The aggregate figures show that this is not an isolated case:
Gasoline spending currently rivals record highs from the early 1980s. In the first quarter of 2008, families spent, on average, 4.0 percent of their after-tax income on gasoline, the highest level since the fourth quarter of 1983.
Higher gasoline expenditures are especially painful to people in rural areas. Families living in rural areas have an average commute to work that is four miles greater than urban families. Also, in 2006, rural households spent 6.8 percent of their average annual expenditures on gasoline and motor oil, while urban households spent 4.4 percent.
Increased gasoline expenditures disproportionately affect lower-income families.

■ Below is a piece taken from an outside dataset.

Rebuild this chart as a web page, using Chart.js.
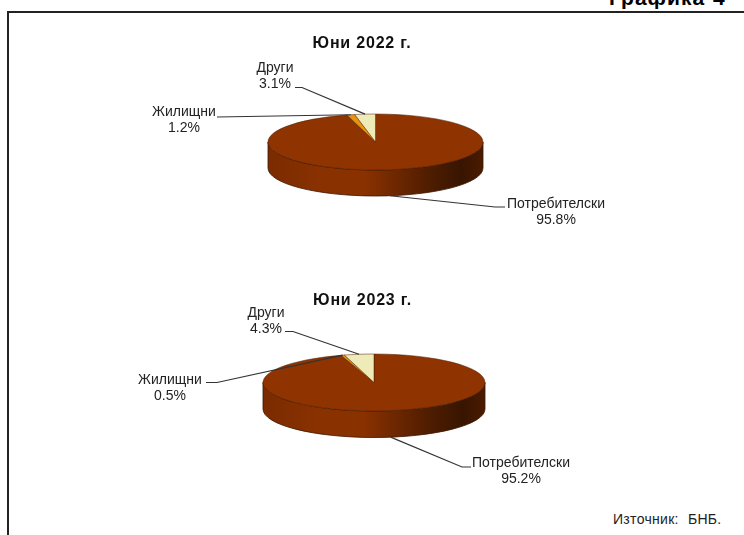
<!DOCTYPE html>
<html>
<head>
<meta charset="utf-8">
<script src="https://cdn.jsdelivr.net/npm/chart.js@4"></script>
<style>
html, body { margin: 0; padding: 0; background: #fff; width: 744px; height: 535px; overflow: hidden; }
body { position: relative; font-family: "Liberation Sans", Arial, sans-serif; color: #222; }
canvas { position: absolute; left: 0; }
#marco { position: absolute; left: 7px; top: 11px; width: 737px; height: 530px; border-left: 2px solid #222; border-top: 2px solid #222; box-sizing: border-box; }
#grafika { position: absolute; left: 609px; top: -13px; font-size: 21px; line-height: 21px; font-weight: bold; color: #000; letter-spacing: 1px; word-spacing: 1px; white-space: nowrap; }
#fuente { position: absolute; left: 613px; top: 511px; font-size: 14px; line-height: 16px; letter-spacing: .3px; word-spacing: 5px; white-space: nowrap; }
</style>
</head>
<body>
<div id="marco"></div>
<div id="grafika">Графика 4</div>
<canvas id="pie2022" width="744" height="240" style="top:22px"></canvas>
<canvas id="pie2023" width="744" height="241" style="top:262px"></canvas>
<div id="fuente">Източник: БНБ.</div>
<script>
const categories = ['Потребителски', 'Жилищни', 'Други'];
const values2022 = [95.8, 1.2, 3.1];
const values2023 = [95.2, 0.5, 4.3];
const sliceColors = ['#8f3300', '#e8930c', '#eeebb9'];

// pseudo 3D: the pie is squashed on y and a wall is painted below it
const pie3d = {
    id: 'pie3d',
    beforeDatasetsDraw(chart, args, opts) {
        const c = chart.ctx;
        const arc = chart.getDatasetMeta(0).data[0];
        const rx = arc.outerRadius, ry = opts.ry;
        const g = c.createLinearGradient(arc.x - rx, 0, arc.x + rx, 0);
        g.addColorStop(0, '#7a2b00');
        g.addColorStop(0.25, '#8a3100');
        g.addColorStop(0.45, '#8a3100');
        g.addColorStop(0.75, '#4f1d00');
        g.addColorStop(0.9, '#381500');
        g.addColorStop(1, '#4a1b00');
        c.save();
        c.beginPath();
        c.ellipse(arc.x, arc.y, rx, ry, 0, 0, Math.PI);
        c.ellipse(arc.x, arc.y + opts.depth, rx, ry, 0, Math.PI, 0, true);
        c.closePath();
        c.fillStyle = g;
        c.fill();
        c.strokeStyle = '#3a1700';
        c.lineWidth = 0.8;
        c.stroke();
        c.restore();
        c.save();
        c.translate(arc.x, arc.y);
        c.scale(1, ry / rx);
        c.translate(-arc.x, -arc.y);
    },
    afterDatasetsDraw(chart) {
        chart.ctx.restore();
    },
    afterDraw(chart, args, opts) {
        const c = chart.ctx;
        const arcs = chart.getDatasetMeta(0).data;
        const vals = chart.data.datasets[0].data;
        c.save();
        c.textAlign = 'center';
        c.textBaseline = 'alphabetic';
        c.font = 'bold 16px "Liberation Sans", Arial, sans-serif';
        c.letterSpacing = '0.8px';
        c.fillStyle = '#111';
        c.fillText(opts.title, opts.titleX, opts.titleY);
        c.letterSpacing = '0px';
        opts.labels.forEach((lb, i) => {
            const a = arcs[i];
            const mid = (a.startAngle + a.endAngle) / 2;
            const front = Math.sin(mid) > 0.5 ? opts.depth : 0;
            const px = a.x + a.outerRadius * Math.cos(mid);
            const py = a.y + opts.ry * Math.sin(mid) + front;
            c.strokeStyle = '#333';
            c.lineWidth = 1.2;
            c.beginPath();
            c.moveTo(lb.lineX, lb.elbowY);
            c.lineTo(lb.elbowX, lb.elbowY);
            c.lineTo(px, py);
            c.stroke();
            c.fillStyle = '#222';
            c.font = '14px "Liberation Sans", Arial, sans-serif';
            c.fillText(categories[i], lb.x, lb.y);
            c.fillText(vals[i].toFixed(1) + '%', lb.x, lb.y + 15.5);
        });
        c.restore();
    }
};

function pie(id, values, opts) {
    return new Chart(document.getElementById(id), {
        type: 'pie',
        data: {
            labels: categories,
            datasets: [{
                data: values,
                backgroundColor: sliceColors,
                borderColor: '#4a1c00',
                borderWidth: 0.8,
                radius: opts.radius
            }]
        },
        options: {
            responsive: false,
            animation: false,
            layout: { padding: { left: opts.shift } },
            plugins: { legend: { display: false }, tooltip: { enabled: false }, pie3d: opts }
        },
        plugins: [pie3d]
    });
}

pie('pie2022', values2022, {
    radius: 107.5, ry: 28, depth: 26, shift: 7,
    title: 'Юни 2022 г.', titleX: 362, titleY: 26,
    labels: [
        { x: 556, y: 186, lineX: 505, elbowX: 495, elbowY: 185 },
        { x: 184, y: 94, lineX: 217, elbowX: 217, elbowY: 95 },
        { x: 275, y: 50, lineX: 295, elbowX: 302, elbowY: 65.5 }
    ]
});
pie('pie2023', values2023, {
    radius: 111, ry: 28.5, depth: 26.5, shift: 4,
    title: 'Юни 2023 г.', titleX: 362.5, titleY: 43,
    labels: [
        { x: 521, y: 205, lineX: 471, elbowX: 462, elbowY: 205 },
        { x: 170, y: 122, lineX: 206, elbowX: 217, elbowY: 120.5 },
        { x: 266, y: 55, lineX: 285, elbowX: 293, elbowY: 69.5 }
    ]
});
</script>
</body>
</html>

The second lowest income quintile devoted 5.4 percent of their average annual expenditures to gasoline and motor oil in 2006, while the highest income quintile devoted just 3.7 percent.
Minorities are particularly affected by soaring prices at the pump. In 2006, Hispanic households devoted 5.4 percent of their average annual expenditures to gasoline and motor oil purchases, while black households devoted 5.0 percent, and white households devoted 4.5 percent.
Families are faced with the challenge of trying to make adjustments to their budgets as prices rise and incomes fall. But personal savings are already close to zero, and families have borrowed record amounts to make ends meet in recent years. That leaves little room to shift around expenses and no savings to dip into as times are getting tough. It also makes borrowing more money difficult, since many families already have large bills to pay to their creditors.
Families will therefore have to cut back on other spending as gasoline and food prices soar. Families can make some small adjustments to their gasoline consumption. Trips to the grocery store, bank, and doctor’s office can be consolidated into one, vacations can be changed or eliminated, and fewer meals can be eaten out. Yet the bulk of gasoline and food consumption will remain in place since people still have to drive to work and maintain their basic sustenance. This leaves cuts in other areas, particularly even fewer savings and delayed purchases of new cars.
American family budgets are truly running on fumes this summer, and families will find it harder to finance basic activities, even the 4th of July family barbeque. By our estimates, the total cost of a barbeque for 20 family members driving 30 miles round trip has soared by 8.7 percent since last year, and 46.8 percent since 2000, to $262.34 this year. This figure is up from $241.40 last year, and $178.75 in 2000, before the last recession hit. Just as long summer road trips may have become a thing of the past for many families, the family barbeque might become the next once-affordable family activity to fall victim to the pressures squeezing lower- and middle-income Americans.